Not one of the peer-reviewed studies linked in this report is cited by the IPCC in relation to causes of ice melt. It’s as if the studies don’t exist even though all the studies pre-dated AR6.

Vic Uni glaciology professor Nick Golledge is listed as one of 15 “lead authors” on the chapter. He may or may not have had a direct hand in the issue but the IPCC works collegially, so I fired off the following questions:

Hi Nick

I’m writing a piece on WAIS instability and Thwaites.

I note you were a lead author on AR6, WG1 Ch9 and I am very curious to find out why all of you collectively failed to mention anywhere in that chapter the existence of a large geothermal heat flux under that region?

Who made the call to keep that fact hidden, and why?

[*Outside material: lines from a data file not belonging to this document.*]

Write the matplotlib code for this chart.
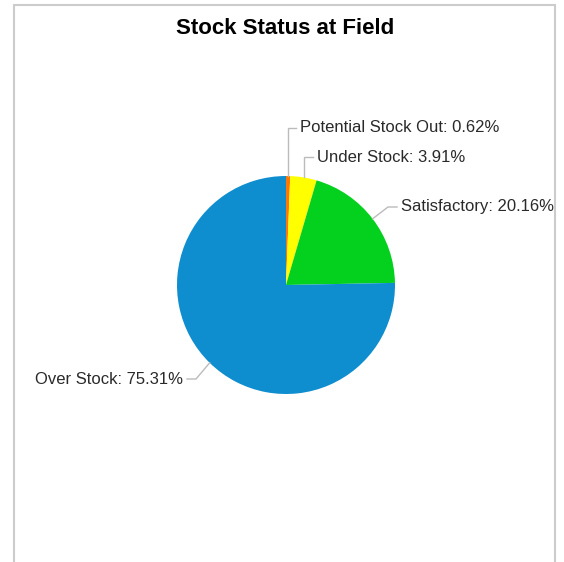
import numpy as np
import matplotlib.pyplot as plt
from matplotlib.patches import Rectangle

# data
categories = ["Potential Stock Out", "Under Stock", "Satisfactory", "Over Stock"]
shares = [0.62, 3.91, 20.16, 75.31]
colors = ["#FF7700", "#FFFF00", "#04D01E", "#0E8DCF"]

# label text anchors (pixels) and elbow points of connectors, per slice
label_pos = [(300, 128), (317, 157), (401, 207), (183, 379)]
elbow_pos = [(None, 128), (None, 157), (388, 207), (196, 379)]
label_ends = [296, 313, 397, 187]

W, H = 564, 562
CX, CY, R = 286, 285, 109


def px(x, y):
    '''pixel coords -> data coords (pie radius = 1)'''
    return (x - CX) / R, (CY - y) / R


fig = plt.figure(figsize=(W / 100, H / 100), dpi=100)
ax = fig.add_axes([0, 0, 1, 1])

# frame of the chart panel (bottom runs off the image)
fig.patches.append(Rectangle((14 / W, -0.1), (555 - 14) / W, 1.1 - 5 / H,
                             transform=fig.transFigure, fill=False,
                             edgecolor="#CCCCCC", linewidth=1.5))

wedges, _ = ax.pie(shares, colors=colors, startangle=90, counterclock=False,
                   radius=1, center=(0, 0), frame=True)
ax.axis("off")
ax.set_xlim(-CX / R, (W - CX) / R)
ax.set_ylim((CY - H) / R, CY / R)

for w, name, val, (tx, ty), (exx, eyy), end in zip(
        wedges, categories, shares, label_pos, elbow_pos, label_ends):
    mid = np.deg2rad((w.theta1 + w.theta2) / 2)
    sx, sy = np.cos(mid), np.sin(mid)
    ex_d = px(exx, 0)[0] if exx is not None else sx
    ey_d = px(0, eyy)[1]
    end_d = px(end, 0)[0]
    ax.plot([sx, ex_d, end_d], [sy, ey_d, ey_d], color="#BBBBBB", lw=1,
            solid_joinstyle="miter")
    x_d, y_d = px(tx, ty)
    ha = "left" if tx > CX else "right"
    ax.text(x_d, y_d, f"{name}: {val:.2f}%", ha=ha, va="center",
            fontsize=12, family="Liberation Sans", color="#2A2A2A")

fig.text(285 / W, 1 - 28 / H, "Stock Status at Field", ha="center", va="center",
         fontsize=16, fontweight="bold", family="Liberation Sans", color="#000000")

fig.savefig("out.png", dpi=100)
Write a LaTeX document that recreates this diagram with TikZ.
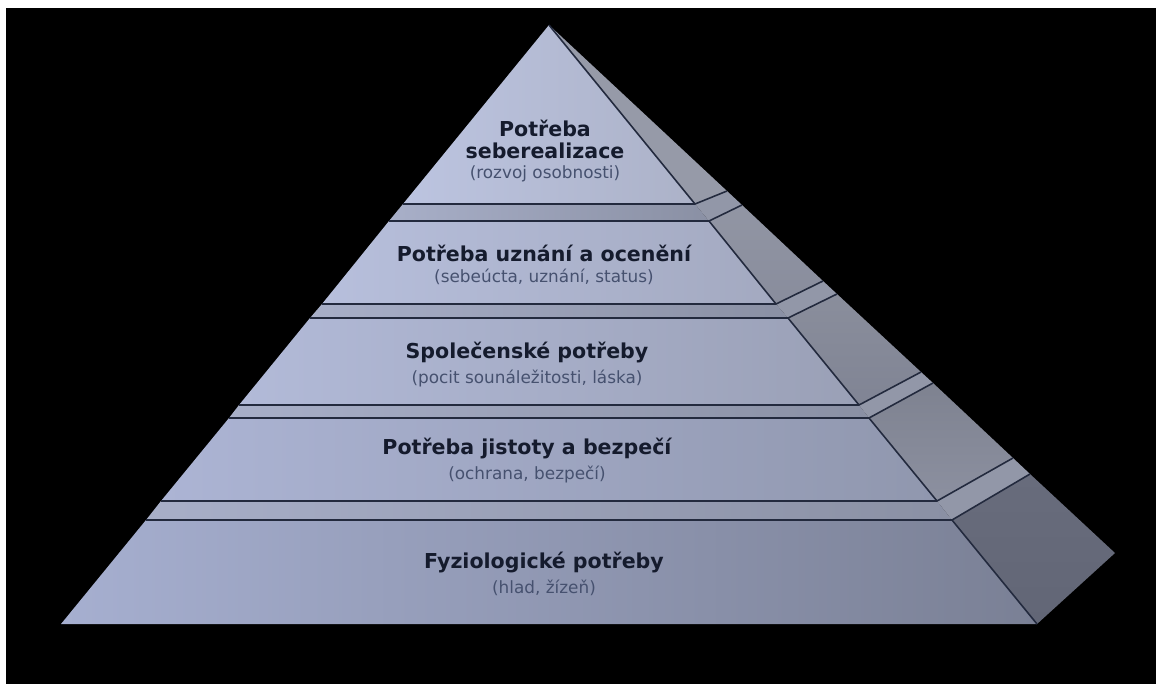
\documentclass[tikz,border=0pt]{standalone}
\usepackage{fontspec}
\setmainfont{DejaVu Sans}
\usetikzlibrary{positioning}

\definecolor{edgeline}{HTML}{232A3E}
\definecolor{titletxt}{HTML}{151B2D}
\definecolor{subtxt}{HTML}{46516F}
\definecolor{ledgel}{RGB}{168,175,200}
\definecolor{ledger}{RGB}{138,144,164}
\definecolor{ledgeside}{RGB}{146,151,168}
% front faces, left and right ends
\definecolor{faceAl}{RGB}{188,196,224} \definecolor{faceAr}{RGB}{172,178,200}
\definecolor{faceBl}{RGB}{183,191,220} \definecolor{faceBr}{RGB}{163,169,192}
\definecolor{faceCl}{RGB}{178,186,216} \definecolor{faceCr}{RGB}{154,160,182}
\definecolor{faceDl}{RGB}{172,180,212} \definecolor{faceDr}{RGB}{144,151,174}
\definecolor{faceEl}{RGB}{166,175,208} \definecolor{faceEr}{RGB}{122,128,149}
% side faces, top and bottom
\definecolor{sideA}{RGB}{150,154,168}
\definecolor{sideBt}{RGB}{146,150,164} \definecolor{sideBb}{RGB}{136,140,156}
\definecolor{sideCt}{RGB}{138,142,156} \definecolor{sideCb}{RGB}{128,132,148}
\definecolor{sideDt}{RGB}{126,130,144} \definecolor{sideDb}{RGB}{140,144,160}
\definecolor{sideEt}{RGB}{104,108,124} \definecolor{sideEb}{RGB}{98,102,118}

\begin{document}
\begin{tikzpicture}[x=0.02cm, y=-0.02cm,
	edge/.style={draw=edgeline, line width=0.9pt, line join=round},
	ledge/.style={left color=ledgel, right color=ledger},
	title/.style={font=\fontsize{11.7}{12.5}\selectfont\bfseries, text=titletxt, align=center, inner sep=0pt},
	subtitle/.style={font=\fontsize{9.6}{11}\selectfont, text=subtxt, inner sep=0pt}]
	% Background
	\fill [white] (0,0) rectangle (1156,684);
	\fill [black] (6,8) rectangle (1156,684);
	\useasboundingbox (0,0) rectangle (1156,684);

	% Front faces of the tiers
	\fill [left color=faceAl, right color=faceAr] (549,25) -- (695,204) -- (403,204) -- cycle;
	\fill [left color=faceBl, right color=faceBr] (389,221) -- (709,221) -- (776,304) -- (322,304) -- cycle;
	\fill [left color=faceCl, right color=faceCr] (310,318) -- (788,318) -- (859,405) -- (239,405) -- cycle;
	\fill [left color=faceDl, right color=faceDr] (229,418) -- (869,418) -- (937,501) -- (161,501) -- cycle;
	\fill [left color=faceEl, right color=faceEr] (146,520) -- (952,520) -- (1037,624) -- (61,624) -- cycle;

	% Ledges between the tiers
	\fill [ledge] (403,204) -- (695,204) -- (709,221) -- (389,221) -- cycle;
	\fill [ledge] (322,304) -- (776,304) -- (788,318) -- (310,318) -- cycle;
	\fill [ledge] (239,405) -- (859,405) -- (869,418) -- (229,418) -- cycle;
	\fill [ledge] (161,501) -- (937,501) -- (952,520) -- (146,520) -- cycle;
	\fill [ledgeside] (695,204) -- (727,191) -- (742,205) -- (709,221) -- cycle;
	\fill [ledgeside] (776,304) -- (823,281) -- (837,294) -- (788,318) -- cycle;
	\fill [ledgeside] (859,405) -- (921,372) -- (933,383) -- (869,418) -- cycle;
	\fill [ledgeside] (937,501) -- (1013,458) -- (1030,474) -- (952,520) -- cycle;

	% Side faces
	\fill [sideA] (549,25) -- (727,191) -- (695,204) -- cycle;
	\fill [top color=sideBt, bottom color=sideBb] (709,221) -- (742,205) -- (823,281) -- (776,304) -- cycle;
	\fill [top color=sideCt, bottom color=sideCb] (788,318) -- (837,294) -- (921,372) -- (859,405) -- cycle;
	\fill [top color=sideDt, bottom color=sideDb] (869,418) -- (933,383) -- (1013,458) -- (937,501) -- cycle;
	\fill [top color=sideEt, bottom color=sideEb] (952,520) -- (1030,474) -- (1115,553) -- (1037,624) -- cycle;

	% Edges
	\draw [edge] (403,204) -- (695,204) -- (549,25);
	\draw [edge] (695,204) -- (727,191);
	\draw [edge] (389,221) -- (709,221) -- (742,205);
	\draw [edge] (709,221) -- (776,304) -- (322,304);
	\draw [edge] (776,304) -- (823,281);
	\draw [edge] (310,318) -- (788,318) -- (837,294);
	\draw [edge] (788,318) -- (859,405) -- (239,405);
	\draw [edge] (859,405) -- (921,372);
	\draw [edge] (229,418) -- (869,418) -- (933,383);
	\draw [edge] (869,418) -- (937,501) -- (161,501);
	\draw [edge] (937,501) -- (1013,458);
	\draw [edge] (146,520) -- (952,520) -- (1030,474);
	\draw [edge] (952,520) -- (1037,624);

	% Labels
	\node [title] (t1) at (545,139) {Potřeba\\seberealizace};
	\node [subtitle] (s1) [below=4pt of t1] {(rozvoj osobnosti)};
	\node [title] (t2) at (544,253) {Potřeba uznání a ocenění};
	\node [subtitle] (s2) [below=4pt of t2] {(sebeúcta, uznání, status)};
	\node [title] (t3) at (527,352) {Společenské potřeby};
	\node [subtitle] (s3) [below=4pt of t3] {(pocit sounáležitosti, láska)};
	\node [title] (t4) at (527,448) {Potřeba jistoty a bezpečí};
	\node [subtitle] (s4) [below=4pt of t4] {(ochrana, bezpečí)};
	\node [title] (t5) at (544,562) {Fyziologické potřeby};
	\node [subtitle] (s5) [below=4pt of t5] {(hlad, žízeň)};
\end{tikzpicture}
\end{document}
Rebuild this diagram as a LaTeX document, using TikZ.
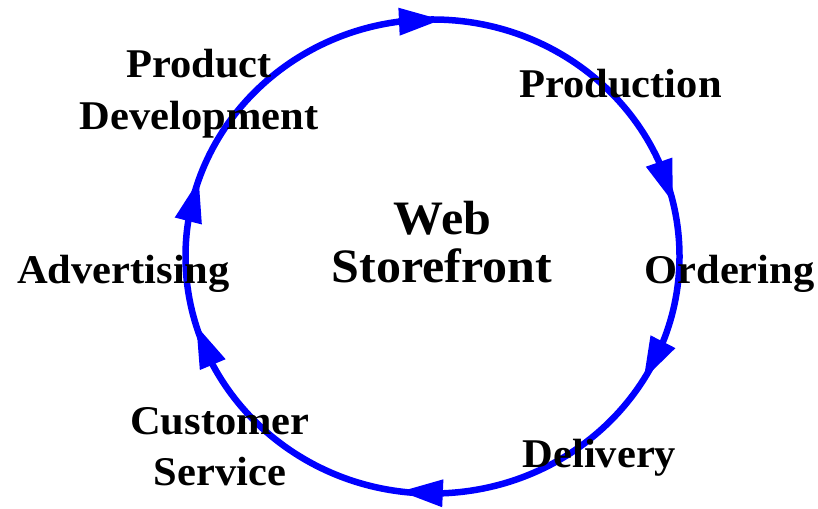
\documentclass[tikz,border=0pt]{standalone}
\usepackage{fontspec}
\setmainfont{Liberation Serif}
\usetikzlibrary{arrows.meta,bending,calc}
\definecolor{ringblue}{RGB}{0,0,255}
\begin{document}
\begin{tikzpicture}[x=1pt,y=1pt,
  ring/.style={draw=ringblue,line width=6.5pt},
  ringarrow/.style={ring,-{Triangle[length=43pt,width=26pt,flex]}},
  lbl/.style={font=\fontsize{42.5}{50}\selectfont\bfseries,inner sep=0pt,anchor=base,yscale=0.96},
  hub/.style={font=\fontsize{50}{58}\selectfont\bfseries,inner sep=0pt,anchor=base,yscale=0.96}]
\useasboundingbox (0,0) rectangle (818,508);
\coordinate (c) at (432.5,251.5);
% the cycle
\draw[ring] (c) ellipse [x radius=247, y radius=237];
% direction arrows, clockwise
\foreach \s/\e in {98/87.8, 23/13.1, -21.6/-31.4, -87.8/-97.6, 206.6/196.8, 170.8/161}{
  \draw[ringarrow] ($(c)+(\s:247 and 237)$) arc[start angle=\s, end angle=\e, x radius=247, y radius=237];
}
% labels
\node[lbl] (prod1) at (199,430) {Product};
\node[lbl] (prod2) at (199,378) {Development};
\node[lbl] (production) at (620.5,410) {Production};
\node[lbl] (ordering) at (729.5,224) {Ordering};
\node[lbl] (advert) at (123.5,224) {Advertising};
\node[lbl] (delivery) at (599.5,40) {Delivery};
\node[lbl] (cust1) at (220,73) {Customer};
\node[lbl] (cust2) at (220,23) {Service};
\node[hub] (web1) at (442.5,273) {Web};
\node[hub] (web2) at (442,225) {Storefront};
\end{tikzpicture}
\end{document}
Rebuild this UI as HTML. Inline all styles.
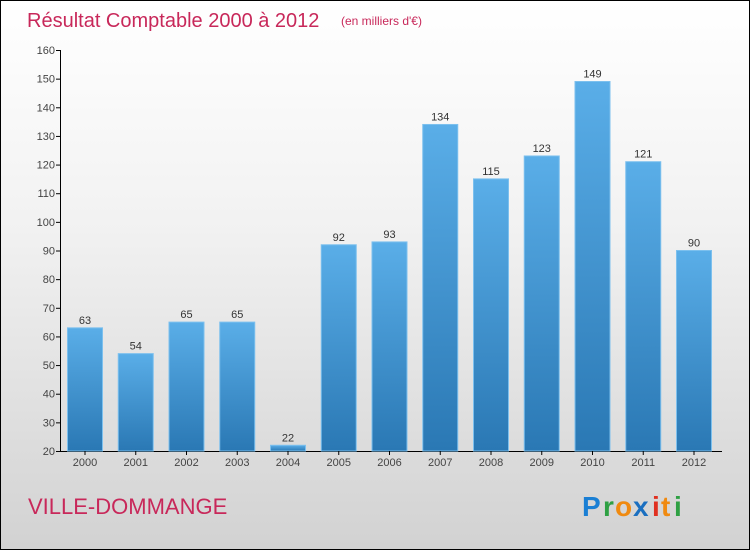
<!DOCTYPE html>
<html><head><meta charset="utf-8"><style>
html,body{margin:0;padding:0}
body{width:750px;height:550px;overflow:hidden;font-family:"Liberation Sans",sans-serif}
#wrap{position:absolute;left:0;top:0;width:748px;height:548px;border:1px solid #000;background:linear-gradient(#ffffff 0%,#f2f2f2 40%,#d2d2d2 100%)}
</style></head><body>
<div id="wrap">
<svg id="chart" width="750" height="550" style="position:absolute;left:-1px;top:-1px">
<defs><linearGradient id="bg" x1="0" y1="0" x2="0" y2="1"><stop offset="0" stop-color="#5aaee8"/><stop offset="1" stop-color="#2a78b4"/></linearGradient></defs>
<text x="27" y="27" font-size="20" fill="#c8285a">Résultat Comptable 2000 à 2012</text>
<text x="341" y="25" font-size="12" fill="#c8285a">(en milliers d'€)</text>
<text x="28" y="514" font-size="22" fill="#c8285a">VILLE-DOMMANGE</text>
<g font-size="28" font-weight="bold" font-family="'Liberation Sans',sans-serif">
<text x="582" y="516" fill="#1a7fd4">P</text><text x="603" y="516" fill="#2ea043">r</text><text x="615" y="516" fill="#f08a10">o</text><text x="633" y="516" fill="#1a6fc0">x</text><text x="652" y="516" fill="#e03020">i</text><text x="661" y="516" fill="#f08a10">t</text><text x="674" y="516" fill="#2ea043">i</text>
</g>
<g id="plot"></g>
</svg></div>
<script>
const years=["2000","2001","2002","2003","2004","2005","2006","2007","2008","2009","2010","2011","2012"];
const values=[63,54,65,65,22,92,93,134,115,123,149,121,90];
const ticks=[20,30,40,50,60,70,80,90,100,110,120,130,140,150,160];
const NS="http://www.w3.org/2000/svg";
const g=document.getElementById('plot');
const y0=451,y1=50,vmin=20,vmax=160;
function y(v){return y0-(v-vmin)/(vmax-vmin)*(y0-y1);}
function x(i){return 85+i*50.75;}
function mk(t,a,p){const e=document.createElementNS(NS,t);for(const k in a)e.setAttribute(k,a[k]);(p||g).appendChild(e);return e;}
const ax=mk('line',{x1:60.5,x2:60.5,y1:y1,y2:y0,stroke:'#000'});


const bx=mk('line',{x1:60,x2:722,y1:y0+0.5,y2:y0+0.5,stroke:'#000'});


ticks.forEach(t=>{
 const l=mk('line',{x1:56,x2:61,y1:y(t)+0.5,y2:y(t)+0.5,stroke:'#000'});
 
 
 const tx=mk('text',{x:55,y:y(t)+4,'text-anchor':'end','font-size':11,fill:'#444'});
 tx.textContent=t;
 
 
});
values.forEach((v,i)=>{
 const r=mk('rect',{x:x(i)-17.5,y:y(v),width:35,height:y0-y(v),fill:'url(#bg)',stroke:'#7cc0ee','stroke-width':1});
 
 
 const vl=mk('text',{x:x(i),y:y(v)-4,'text-anchor':'middle','font-size':11,fill:'#333'});
 vl.textContent=v;
 
 
 const tk=mk('line',{x1:x(i),x2:x(i),y1:y0,y2:y0+4,stroke:'#000'});
 
 
 const xl=mk('text',{x:x(i),y:y0+15,'text-anchor':'middle','font-size':11,fill:'#444'});
 xl.textContent=years[i];
 
 
});
</script>
</body></html>
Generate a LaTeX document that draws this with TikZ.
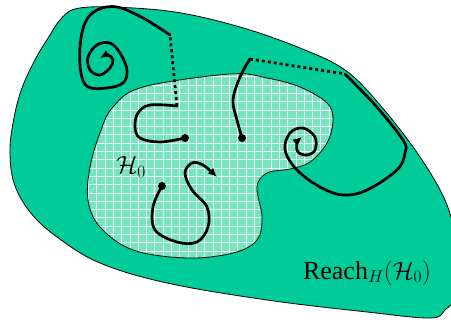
\documentclass[tikz,border=0pt]{standalone}
\usepackage{fontspec}
\setmainfont{Liberation Serif}
\usetikzlibrary{arrows.meta}
\definecolor{reachgreen}{RGB}{0, 204, 153}
\definecolor{initmint}{RGB}{120, 228, 192}

\begin{document}
\begin{tikzpicture}[
    x=1pt, y=-1pt,
    region/.style={draw=black, line width=0.8pt},
    trajline/.style={line width=2.7pt, line cap=round, line join=round},
    jumpline/.style={line width=2.7pt, dash pattern=on 3pt off 3pt},
    endtip/.style={-{Latex[length=9pt, width=8pt]}},
    startdot/.style={circle, fill=black, inner sep=0pt, minimum size=8pt}
]
\useasboundingbox (0,0) rectangle (451,320);
\clip (0,0) rectangle (451,320);
% reachable set
\fill[reachgreen] plot[smooth cycle, tension=0.6] coordinates {
    (60,20) (75,9) (110,7) (175,12) (240,27) (300,48) (345,70) (380,105)
    (420,157) (447,205) (456,250) (455,295) (445,310) (430,318) (367,312)
    (267,300) (167,283) (100,263) (57,237) (30,212) (14,183) (10,150)
    (14,118) (22,88) (36,58) (50,35)};
\draw[region] plot[smooth cycle, tension=0.6] coordinates {
    (60,20) (75,9) (110,7) (175,12) (240,27) (300,48) (345,70) (380,105)
    (420,157) (447,205) (456,250) (455,295) (445,310) (430,318) (367,312)
    (267,300) (167,283) (100,263) (57,237) (30,212) (14,183) (10,150)
    (14,118) (22,88) (36,58) (50,35)};
% initial set
\begin{scope}
\clip plot[smooth cycle, tension=0.6] coordinates {
    (230,74) (267,78) (300,87) (327,103) (333,120) (327,143) (310,162)
    (290,169) (267,173) (257,187) (262,217) (257,240) (233,253) (187,258)
    (133,250) (100,227) (88,200) (90,167) (100,133) (113,107) (143,87)};
\fill[initmint] (80,60) rectangle (340,265);
\foreach \k in {0,...,32} {
    \draw[white!85!initmint, line width=0.5pt] (80+8.3*\k,60) -- (80+8.3*\k,265);
}
\foreach \k in {0,...,25} {
    \draw[white!85!initmint, line width=0.5pt] (80,60+8.3*\k) -- (340,60+8.3*\k);
}
\end{scope}
\draw[region] plot[smooth cycle, tension=0.6] coordinates {
    (230,74) (267,78) (300,87) (327,103) (333,120) (327,143) (310,162)
    (290,169) (267,173) (257,187) (262,217) (257,240) (233,253) (187,258)
    (133,250) (100,227) (88,200) (90,167) (100,133) (113,107) (143,87)};
% labels
\node[font=\fontsize{26}{26}\selectfont] (h0) at (131,167) {$\mathcal{H}_0$};
\node[font=\fontsize{26}{26}\selectfont] (reach) at (367,273) {Reach$_H(\mathcal{H}_0)$};
% trajectory points
\node[startdot] (s1) at (185,138) {};
\node[startdot] (s2) at (242,138) {};
\node[startdot] (s3) at (162,186) {};
\coordinate (j1a) at (170,35);
\coordinate (j1b) at (177,106);
\coordinate (j2a) at (250,59);
\coordinate (j2b) at (345,74);
% first trajectory, with a jump back into the initial set
\draw[trajline] plot[smooth, tension=0.6] coordinates {
    (185,138) (160,142) (140,138) (135,127) (138,113) (150,105) (177,106)};
\draw[jumpline] (j1b) -- (j1a);
\draw[trajline, endtip] plot[smooth, tension=0.6] coordinates {
    (170,35) (143,18) (117,7) (97,10) (85,23) (80,47) (81,73) (88,87)
    (107,88) (123,83) (127,70) (120,53) (110,43) (97,45) (88,57) (90,70)
    (100,75) (110,68) (113,60) (108,55) (100,58)};
% second trajectory
\draw[trajline] plot[smooth, tension=0.6] coordinates {
    (242,138) (237,120) (233,100) (240,77) (250,59)};
\draw[jumpline] (j2a) -- (j2b);
\draw[trajline, endtip] plot[smooth, tension=0.6] coordinates {
    (345,74) (375,105) (403,140) (405,153) (397,170) (367,190) (343,195)
    (320,187) (297,170) (285,150) (290,133) (303,128) (315,137) (315,150)
    (307,155) (298,152) (297,143) (302,137)};
% third trajectory
\draw[trajline, endtip] plot[smooth, tension=0.6] coordinates {
    (162,186) (153,207) (155,230) (177,242) (197,242) (208,227) (207,207)
    (192,190) (185,173) (192,163) (203,165) (217,177)};
\end{tikzpicture}
\end{document}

I will be publishing that I have asked these questions.

Regards

Ian Wishart

No answer had been received by publication time.

The UN IPCC urges people to “trust the science”. Based on what is outlined in this report I wouldn’t trust them with a fish and chips order. You can reach your own opinions.

Since February we’ve seen the extreme weather events claim fall apart, we’ve seen extreme rainfall claims collapse, we’ve seen NIWA’s “hottest temperature” data is unreliable, and now we are seeing Antarctic ice melt mythology – a central pillar of global warming theory – taking some heat of its own.

Has the planet warmed since 1850? Unquestionably.

Have humans contributed to that? Certainly to some extent.

Is New Zealand’s climate more extreme now than it was in our cooler past? No, not by a long shot.

Will carbon taxes prevent volcanoes from melting glaciers? No.

Is NIWA’s climate data accurate? No.

Can we trust the IPCC? Apparently not.

Can we trust the news media? No.

Do the media, climate scientists and governments do themselves any favours by exaggerating? No.